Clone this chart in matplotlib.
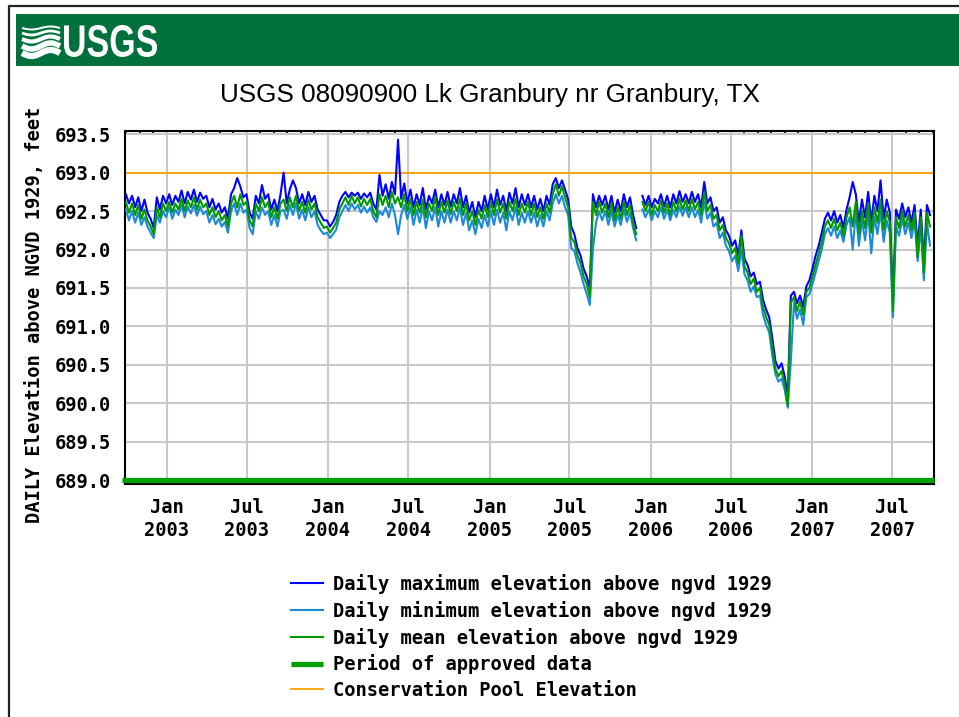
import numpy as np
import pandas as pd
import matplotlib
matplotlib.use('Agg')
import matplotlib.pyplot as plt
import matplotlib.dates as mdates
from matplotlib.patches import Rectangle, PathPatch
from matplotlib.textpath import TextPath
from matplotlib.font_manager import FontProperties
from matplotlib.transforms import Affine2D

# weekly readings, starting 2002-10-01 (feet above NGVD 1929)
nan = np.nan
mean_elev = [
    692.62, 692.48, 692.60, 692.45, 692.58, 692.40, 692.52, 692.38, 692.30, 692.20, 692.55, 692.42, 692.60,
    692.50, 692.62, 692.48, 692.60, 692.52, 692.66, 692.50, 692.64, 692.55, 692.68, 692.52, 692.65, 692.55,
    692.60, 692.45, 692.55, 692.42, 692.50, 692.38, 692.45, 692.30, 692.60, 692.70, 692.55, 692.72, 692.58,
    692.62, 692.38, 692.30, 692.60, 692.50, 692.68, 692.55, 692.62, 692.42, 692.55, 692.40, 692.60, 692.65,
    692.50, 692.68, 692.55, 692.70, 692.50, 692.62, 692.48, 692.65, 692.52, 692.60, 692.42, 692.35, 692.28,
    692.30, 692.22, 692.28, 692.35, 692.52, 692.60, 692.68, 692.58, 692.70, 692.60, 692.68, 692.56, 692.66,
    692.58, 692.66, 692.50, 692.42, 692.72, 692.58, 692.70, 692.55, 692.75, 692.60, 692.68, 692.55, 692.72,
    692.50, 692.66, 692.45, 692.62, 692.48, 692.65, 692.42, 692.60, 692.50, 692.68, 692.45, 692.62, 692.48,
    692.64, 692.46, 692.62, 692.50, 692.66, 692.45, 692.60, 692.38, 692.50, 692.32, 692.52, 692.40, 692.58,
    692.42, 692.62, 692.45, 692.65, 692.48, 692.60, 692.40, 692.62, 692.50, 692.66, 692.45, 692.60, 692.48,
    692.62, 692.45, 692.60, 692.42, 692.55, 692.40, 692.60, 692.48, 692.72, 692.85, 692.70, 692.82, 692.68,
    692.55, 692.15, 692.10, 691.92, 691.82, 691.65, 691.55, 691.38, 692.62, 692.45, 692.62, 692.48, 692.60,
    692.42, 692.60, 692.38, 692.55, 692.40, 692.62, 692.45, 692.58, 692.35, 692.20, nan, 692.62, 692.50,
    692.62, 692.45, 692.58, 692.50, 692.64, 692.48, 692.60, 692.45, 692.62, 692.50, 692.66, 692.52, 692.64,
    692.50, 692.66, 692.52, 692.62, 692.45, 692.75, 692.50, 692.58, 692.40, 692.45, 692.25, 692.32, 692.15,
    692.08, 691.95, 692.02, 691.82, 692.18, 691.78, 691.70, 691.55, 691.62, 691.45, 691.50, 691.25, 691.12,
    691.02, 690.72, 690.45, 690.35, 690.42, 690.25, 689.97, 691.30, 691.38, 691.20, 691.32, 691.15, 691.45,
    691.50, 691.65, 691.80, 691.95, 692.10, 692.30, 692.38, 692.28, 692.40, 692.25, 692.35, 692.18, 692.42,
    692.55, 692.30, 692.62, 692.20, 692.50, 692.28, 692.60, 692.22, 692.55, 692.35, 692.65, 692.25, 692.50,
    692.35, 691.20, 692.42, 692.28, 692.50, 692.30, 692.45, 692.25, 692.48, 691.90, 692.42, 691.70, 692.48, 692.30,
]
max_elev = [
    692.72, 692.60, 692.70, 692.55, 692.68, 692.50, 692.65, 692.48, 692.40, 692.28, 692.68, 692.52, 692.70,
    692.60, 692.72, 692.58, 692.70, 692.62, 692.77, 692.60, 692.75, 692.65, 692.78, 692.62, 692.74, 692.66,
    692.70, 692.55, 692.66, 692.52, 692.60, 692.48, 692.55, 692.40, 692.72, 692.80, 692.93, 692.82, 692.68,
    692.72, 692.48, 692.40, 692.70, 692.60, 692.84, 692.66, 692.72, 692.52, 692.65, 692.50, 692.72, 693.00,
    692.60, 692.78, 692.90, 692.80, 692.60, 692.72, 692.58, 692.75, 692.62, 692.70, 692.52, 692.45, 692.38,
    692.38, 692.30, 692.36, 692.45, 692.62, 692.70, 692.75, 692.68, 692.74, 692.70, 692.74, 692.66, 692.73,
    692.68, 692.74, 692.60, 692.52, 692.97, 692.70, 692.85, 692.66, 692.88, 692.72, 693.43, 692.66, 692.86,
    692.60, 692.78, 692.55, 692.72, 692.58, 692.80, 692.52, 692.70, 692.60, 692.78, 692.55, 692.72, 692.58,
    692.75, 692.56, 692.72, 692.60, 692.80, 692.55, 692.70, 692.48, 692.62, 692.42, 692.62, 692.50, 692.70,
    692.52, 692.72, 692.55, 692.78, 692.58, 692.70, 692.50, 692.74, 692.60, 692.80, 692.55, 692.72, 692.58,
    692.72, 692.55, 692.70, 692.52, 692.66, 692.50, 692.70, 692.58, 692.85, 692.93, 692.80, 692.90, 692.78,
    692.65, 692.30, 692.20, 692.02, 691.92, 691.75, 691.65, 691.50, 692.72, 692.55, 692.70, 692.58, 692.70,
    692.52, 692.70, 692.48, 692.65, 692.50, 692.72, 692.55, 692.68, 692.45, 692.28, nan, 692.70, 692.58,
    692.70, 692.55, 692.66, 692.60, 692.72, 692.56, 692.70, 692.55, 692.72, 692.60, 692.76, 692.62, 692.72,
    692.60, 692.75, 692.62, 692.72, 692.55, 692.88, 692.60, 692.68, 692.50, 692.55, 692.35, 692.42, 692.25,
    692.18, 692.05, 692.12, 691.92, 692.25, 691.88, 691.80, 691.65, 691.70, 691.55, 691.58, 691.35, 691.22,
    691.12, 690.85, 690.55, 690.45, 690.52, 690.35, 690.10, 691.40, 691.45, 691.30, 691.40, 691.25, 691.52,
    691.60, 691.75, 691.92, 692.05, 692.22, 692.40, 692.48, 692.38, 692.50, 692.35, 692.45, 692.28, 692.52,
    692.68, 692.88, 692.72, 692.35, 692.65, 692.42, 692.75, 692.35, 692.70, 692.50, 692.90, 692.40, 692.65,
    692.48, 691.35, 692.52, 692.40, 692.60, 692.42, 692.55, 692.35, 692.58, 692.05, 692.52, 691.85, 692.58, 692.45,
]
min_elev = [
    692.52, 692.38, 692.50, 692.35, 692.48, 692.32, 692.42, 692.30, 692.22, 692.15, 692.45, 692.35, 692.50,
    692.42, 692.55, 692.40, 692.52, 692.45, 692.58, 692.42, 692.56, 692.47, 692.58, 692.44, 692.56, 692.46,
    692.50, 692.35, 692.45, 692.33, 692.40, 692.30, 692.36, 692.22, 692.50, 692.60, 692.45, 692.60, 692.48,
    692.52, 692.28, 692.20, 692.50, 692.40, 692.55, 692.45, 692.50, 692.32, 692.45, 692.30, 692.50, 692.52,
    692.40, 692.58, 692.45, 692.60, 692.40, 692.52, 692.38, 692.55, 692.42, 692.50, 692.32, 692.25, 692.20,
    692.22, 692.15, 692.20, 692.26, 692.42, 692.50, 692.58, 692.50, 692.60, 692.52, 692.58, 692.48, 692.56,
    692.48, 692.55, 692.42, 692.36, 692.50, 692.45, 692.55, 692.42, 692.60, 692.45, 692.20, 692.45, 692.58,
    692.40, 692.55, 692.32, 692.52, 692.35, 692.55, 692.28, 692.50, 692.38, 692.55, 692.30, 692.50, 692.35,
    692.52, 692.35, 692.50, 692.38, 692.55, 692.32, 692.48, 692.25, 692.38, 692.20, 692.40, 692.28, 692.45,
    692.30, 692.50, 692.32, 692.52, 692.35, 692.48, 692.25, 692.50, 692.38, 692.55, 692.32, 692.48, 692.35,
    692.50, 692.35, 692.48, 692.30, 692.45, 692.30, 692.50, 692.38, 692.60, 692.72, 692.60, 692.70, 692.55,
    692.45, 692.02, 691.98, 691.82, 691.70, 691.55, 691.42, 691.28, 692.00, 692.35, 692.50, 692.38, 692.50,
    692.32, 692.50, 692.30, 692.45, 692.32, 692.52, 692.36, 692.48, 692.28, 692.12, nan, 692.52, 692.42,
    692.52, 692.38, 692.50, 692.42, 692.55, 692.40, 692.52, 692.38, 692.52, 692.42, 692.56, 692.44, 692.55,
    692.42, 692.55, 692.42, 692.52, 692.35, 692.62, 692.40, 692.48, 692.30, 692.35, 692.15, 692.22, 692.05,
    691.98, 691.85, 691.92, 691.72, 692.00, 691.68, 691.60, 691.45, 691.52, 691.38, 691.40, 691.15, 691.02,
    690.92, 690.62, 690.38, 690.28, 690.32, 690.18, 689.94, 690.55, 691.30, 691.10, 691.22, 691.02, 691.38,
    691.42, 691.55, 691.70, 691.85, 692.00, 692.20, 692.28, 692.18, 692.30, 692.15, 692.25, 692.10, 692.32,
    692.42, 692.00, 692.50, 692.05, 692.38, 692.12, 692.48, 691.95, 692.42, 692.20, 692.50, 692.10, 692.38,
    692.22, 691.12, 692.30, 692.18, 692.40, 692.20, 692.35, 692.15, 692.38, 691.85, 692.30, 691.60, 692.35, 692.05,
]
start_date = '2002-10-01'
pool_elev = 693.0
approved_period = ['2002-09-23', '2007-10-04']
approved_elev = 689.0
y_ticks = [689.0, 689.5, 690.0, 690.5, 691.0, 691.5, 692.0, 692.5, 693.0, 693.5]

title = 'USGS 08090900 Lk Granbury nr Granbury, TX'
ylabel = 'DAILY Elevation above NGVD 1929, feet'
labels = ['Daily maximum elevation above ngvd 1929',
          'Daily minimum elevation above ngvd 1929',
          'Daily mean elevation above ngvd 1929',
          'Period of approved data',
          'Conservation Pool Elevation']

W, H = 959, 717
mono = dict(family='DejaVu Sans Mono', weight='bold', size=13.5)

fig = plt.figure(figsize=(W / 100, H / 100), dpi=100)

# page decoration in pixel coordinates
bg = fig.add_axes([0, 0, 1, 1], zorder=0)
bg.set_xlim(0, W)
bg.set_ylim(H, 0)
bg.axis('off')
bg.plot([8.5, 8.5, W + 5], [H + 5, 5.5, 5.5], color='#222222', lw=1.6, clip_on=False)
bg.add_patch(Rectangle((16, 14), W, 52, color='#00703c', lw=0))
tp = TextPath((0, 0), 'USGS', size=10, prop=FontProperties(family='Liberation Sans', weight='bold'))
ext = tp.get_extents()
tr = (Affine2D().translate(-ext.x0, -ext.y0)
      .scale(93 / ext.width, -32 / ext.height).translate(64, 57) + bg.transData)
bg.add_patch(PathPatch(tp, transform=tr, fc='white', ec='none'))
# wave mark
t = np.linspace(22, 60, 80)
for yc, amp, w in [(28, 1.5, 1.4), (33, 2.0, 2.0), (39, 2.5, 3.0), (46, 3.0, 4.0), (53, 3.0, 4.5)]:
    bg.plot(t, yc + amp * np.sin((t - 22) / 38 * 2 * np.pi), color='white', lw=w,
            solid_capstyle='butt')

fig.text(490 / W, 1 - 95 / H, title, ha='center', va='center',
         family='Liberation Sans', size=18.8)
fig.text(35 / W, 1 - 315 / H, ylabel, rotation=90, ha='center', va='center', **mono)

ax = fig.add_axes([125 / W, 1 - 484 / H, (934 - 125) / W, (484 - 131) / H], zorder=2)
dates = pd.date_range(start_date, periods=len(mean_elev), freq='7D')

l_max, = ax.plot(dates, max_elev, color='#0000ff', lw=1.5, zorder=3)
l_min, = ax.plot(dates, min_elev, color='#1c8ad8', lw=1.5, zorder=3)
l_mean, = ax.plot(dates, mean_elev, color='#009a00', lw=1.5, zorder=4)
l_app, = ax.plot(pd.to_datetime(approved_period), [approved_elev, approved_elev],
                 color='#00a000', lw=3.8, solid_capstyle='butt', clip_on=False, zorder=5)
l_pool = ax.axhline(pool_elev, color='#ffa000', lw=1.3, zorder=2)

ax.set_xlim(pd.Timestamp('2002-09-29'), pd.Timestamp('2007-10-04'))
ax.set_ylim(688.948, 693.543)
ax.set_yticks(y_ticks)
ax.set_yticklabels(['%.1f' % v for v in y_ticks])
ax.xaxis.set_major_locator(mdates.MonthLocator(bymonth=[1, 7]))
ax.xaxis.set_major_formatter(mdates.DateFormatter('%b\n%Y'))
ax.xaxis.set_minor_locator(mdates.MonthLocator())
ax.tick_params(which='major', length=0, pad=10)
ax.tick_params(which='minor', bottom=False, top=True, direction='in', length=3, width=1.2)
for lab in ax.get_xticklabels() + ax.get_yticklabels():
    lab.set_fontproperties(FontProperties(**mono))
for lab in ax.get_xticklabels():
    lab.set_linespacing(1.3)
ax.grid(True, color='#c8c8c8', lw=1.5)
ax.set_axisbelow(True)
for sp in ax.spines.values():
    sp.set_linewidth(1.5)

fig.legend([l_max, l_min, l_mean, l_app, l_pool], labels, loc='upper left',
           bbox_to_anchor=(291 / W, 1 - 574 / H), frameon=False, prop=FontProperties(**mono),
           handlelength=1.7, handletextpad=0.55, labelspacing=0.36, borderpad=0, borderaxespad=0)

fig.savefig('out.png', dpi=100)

→ **Goal**: Would you reproduce the lines above, from the very first through the line containing "from matplotlib.transforms import Affine2D", exactly and without the pictures?

→ **Expected answer**:
Clone this chart in matplotlib.
import numpy as np
import pandas as pd
import matplotlib
matplotlib.use('Agg')
import matplotlib.pyplot as plt
import matplotlib.dates as mdates
from matplotlib.patches import Rectangle, PathPatch
from matplotlib.textpath import TextPath
from matplotlib.font_manager import FontProperties
from matplotlib.transforms import Affine2D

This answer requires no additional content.